Before we get started, I want to ask you a question. How many of you are tired of being in a lack luster relationship? If you feel like you’re relationship is stuck in a rut, well you just got in this program right on time.
Let’s face it. You joined this 5 Day Seduction Secrets Crash Course because you want to rekindle your relationship with your partner again.
However, most women think that being good with seduction means acting like a porn star and objectifying yourself to fulfill your man’s desires.
That couldn’t be more further than the truth. Seduction doesn’t mean giving in to whatever sexual desires your man wants out of you. That’s actually the exact opposite.
So before we get into the nitty gritty of this program I want you to know that in order for this program to be successful you have to follow the following steps first.
So before we get further down the rabbit hole, here’s what I want you to do.
I want you to first understand that trying to seduce your man doesn’t mean that you have to give in to all his wishes and demands. It doesn’t mean that you also have to objectify yourself in order to please your man.

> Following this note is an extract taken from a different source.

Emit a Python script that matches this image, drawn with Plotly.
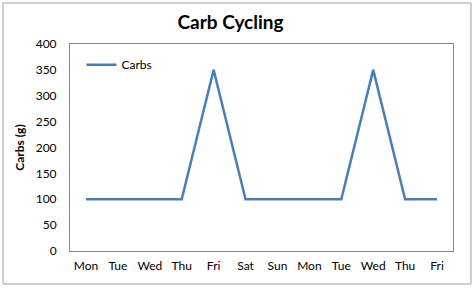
import plotly.graph_objects as go

days = ["Mon", "Tue", "Wed", "Thu", "Fri", "Sat", "Sun", "Mon", "Tue", "Wed", "Thu", "Fri"]
carbs = [100, 100, 100, 100, 350, 100, 100, 100, 100, 350, 100, 100]
y_ticks = [0, 50, 100, 150, 200, 250, 300, 350, 400]

W, H = 474, 288
L, R, T, B = 70, 21, 44, 37
pw, ph = W - L - R, H - T - B

x = list(range(len(days)))

fig = go.Figure()
fig.add_trace(go.Scatter(x=x, y=carbs, mode="lines", name="Carbs",
                         line=dict(color="#4A7EBB", width=2.5)))

font = "Lato, 'Open Sans', sans-serif"
fig.update_layout(
    width=W, height=H,
    margin=dict(l=L, r=R, t=T, b=B),
    paper_bgcolor="white", plot_bgcolor="white",
    font=dict(family=font, size=12, color="#000000"),
    title=dict(text="<b>Carb Cycling</b>", x=230.5 / W, xanchor="center", xref="container",
               y=1 - 22 / H, yanchor="middle",
               font=dict(size=19, family=font, color="#000000")),
    showlegend=True,
    legend=dict(x=0.03, y=0.97, xanchor="left", yanchor="top",
                bgcolor="rgba(0,0,0,0)", font=dict(size=12, family=font)),
    xaxis=dict(range=[-0.5, len(days) - 0.5], tickvals=x, ticktext=days,
               showgrid=False, zeroline=False, showline=True, linecolor="#868686",
               linewidth=1, mirror=True, ticks="", ticklabelstandoff=4,
               tickfont=dict(size=12)),
    yaxis=dict(range=[0, 400], tickvals=y_ticks, showgrid=False, zeroline=False,
               showline=True, linecolor="#868686", linewidth=1, mirror=True,
               ticks="", ticklabelstandoff=10, tickfont=dict(size=12),
               title=dict(text="<b>Carbs (g)</b>", font=dict(size=12), standoff=8)),
)

# outer chart border
x0 = (3 - L) / pw
x1 = (471 - L) / pw
y1 = (T + ph - 3) / ph
y0 = (T + ph - 284) / ph
fig.add_shape(type="rect", xref="paper", yref="paper", x0=x0, x1=x1, y0=y0, y1=y1,
              line=dict(color="#A0A0A0", width=1), fillcolor="rgba(0,0,0,0)", layer="below")

fig.write_html("out.html")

Being great with seduction means being comfortable in what you are doing. And that starts with setting boundaries on what you are willing to do with your partner.
You can try to explore sexting with your man, but that doesn’t mean have to go all the way and send him naughty pictures just because he asks for it.
You can have naughty conversations with him too, but that doesn’t also mean that you willingly consent to actually doing it either.
The first step that you have to take in this program is for you to know your own boundaries.
Keeping the boundaries also allows the man not only respect your space, but to actually even crave and chase you more because you’re not giving into everything he’s asking for.
While I ask you to know your boundaries, I want you to also be open-minded and let go of your misconceptions about sex and seduction.
If you start feeling uncomfortable with how far the dirty talk is going, take a minute and ask yourself why you’re feeling uncomfortable. Was it because the conversation was being too risque for your taste? Was it because it’s not something you’re sexually into?
Talking to your partner about it will also help you understand his perspective on why certain things or sexual activities turn him on the most.
Not only will you understand your partner’s desires, but in return, he will also have an insight and understanding on what are turn ons that are comfortable for you too
Finally, you have to get comfortable with your own skin. Society has dictated to women for decades that we have to be prim and proper. That classy women don’t dress sexy, talk dirty, or act slutty.
However, society has mixed up being comfortable with your own sexuality with being a dirty classless woman. Part of our woman hood is embracing our sexuality.
Perhaps, you might have lost touch of your sexy feminine side, so I’m gonna share pointers on how you can get comfortable with your own skin.
On one of my separate programs, I have two different worksheets that you can use in order for you to start exploring things that you’re comfortable with and things you are willing to explore.
On the “Sexploration Quiz” we talk about a list of activities that you can do with your partner and a checklist on whether it’s something you’re willing to do or not.
For example, sending naughty pictures to your partner, role playing using sex toys together and more. List down things that you and your partner would want to try to do and find out which ones you are comfortable doing together.
On another worksheet that we call “What Do You Find Sexy”, there’s a list of questions where you can fill out what movies turn you on, food and beverages that feel sexy to you, places that you have imagined having sex at and more.
So as part of your assignment, I want you to create a list of things that turns you on, and activities that you want to explore with your man.